Now we have the setup_MELD.py file and we will execute it

python setup_MELD.py

THis would generate a Data/ directory in the working directory and it this point we are ready to submit it to remote clusters.

The job can be started with the following command:

srun –mpi=pmix_v3 /home/arup/miniconda3/envs/meld_conda/bin/launch_remd

Ideally we need to submit this on a cluster. job.sh will help to do that. but the headers and the path have to be changed depending on the users.

sbatch job.sh THis will start generating remd.log file once the job starts and it will take about 8-10 hours in astandard machines.

Now when the job is done, we extract the lowest temperature replcia.

extract_trajectory extract_traj_dcd –replica 0 trajectory.00.dcd # to extract the 1st temperature replica i.e. lowest temperature replica

Since the trajectory is very large, we put it in onedrive: https://uflorida-my.sharepoint.com/:u:/g/personal/arup_mondal_ufl_edu/EX-BiN3kDFlPjZwjn7N6808BGhO80HUtKkbt8Zz7FkgBuQ?e=Og6SI2

trajectory.00.dcd will have 5000 frames. To extract the best structures from this ensembles, we can several analyss e.g. clustering, RMSD compared to native and etc.

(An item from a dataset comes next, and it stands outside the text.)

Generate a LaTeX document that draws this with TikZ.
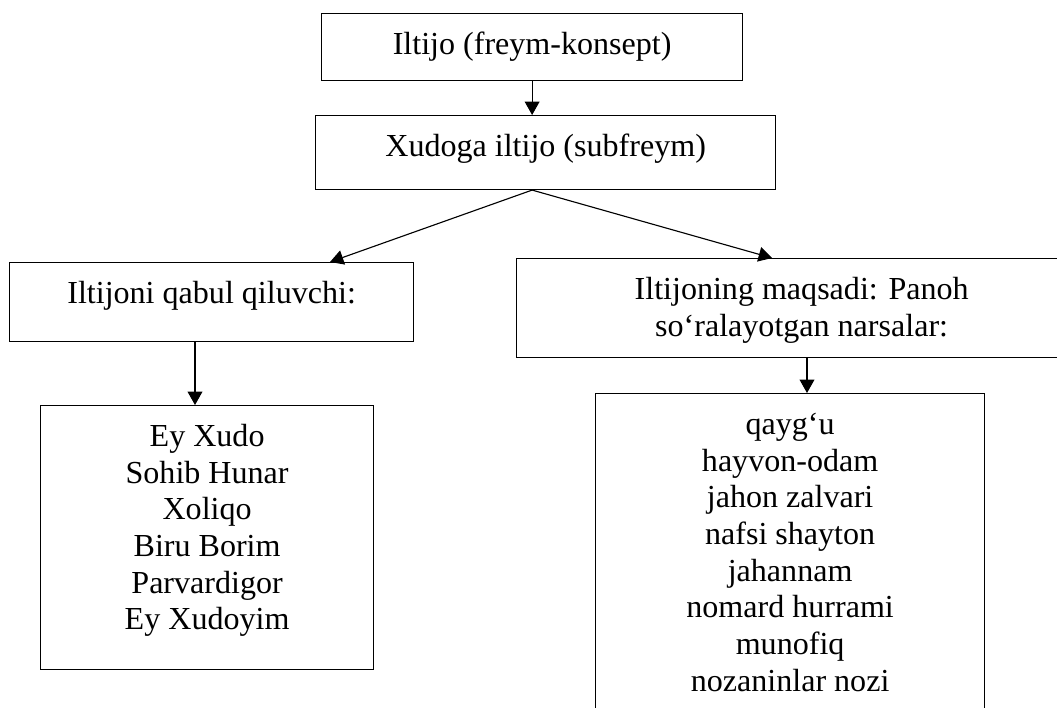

For this particular example we used density map and calculated the cross-corelation of our trajectory with the map in VMD. The real map 2xhx_potential-map.dx is not a Cryo-EM map, this is generated them X-ray crystallography. This continuing map is tricky to work with. So here we used a simulated map. Simulated map 2xhx-sim.dx was calculated using the native structure.

In VMD we used we loaded our trajectory trajectory.00.dcd along with topology file and then calculated cross corellation:

mdff check -ccc -map 2xhx-sim.dx -res 4 -cccfile “ccc.dat”

This will give the following map and ccc.dat file.

../../_images/ccc.png

We the sorted the valued of correlation corr-sorted.dat and from this we get frame 1942 has the highest correlation values. We extracted this frame from_density_1942.pdb from the whole trajectory and it now matching well with the native, the loop is rearranged properly and the terminal also forming the beta-strand pairing. (we reformateted the native with tleap as 2xhx_short_leap.pdb in order to have similar residue numbering whihch helps to align them in VMD easily)

../../_images/MELD.png ../../_images/MELD1.png

In the first image, on the right we have the native and on the left we have MELD prediction. Overlap has been shown in the second image.

Just to verify, this prediction fits really in the density map we are provided.

../../_images/pred_map.png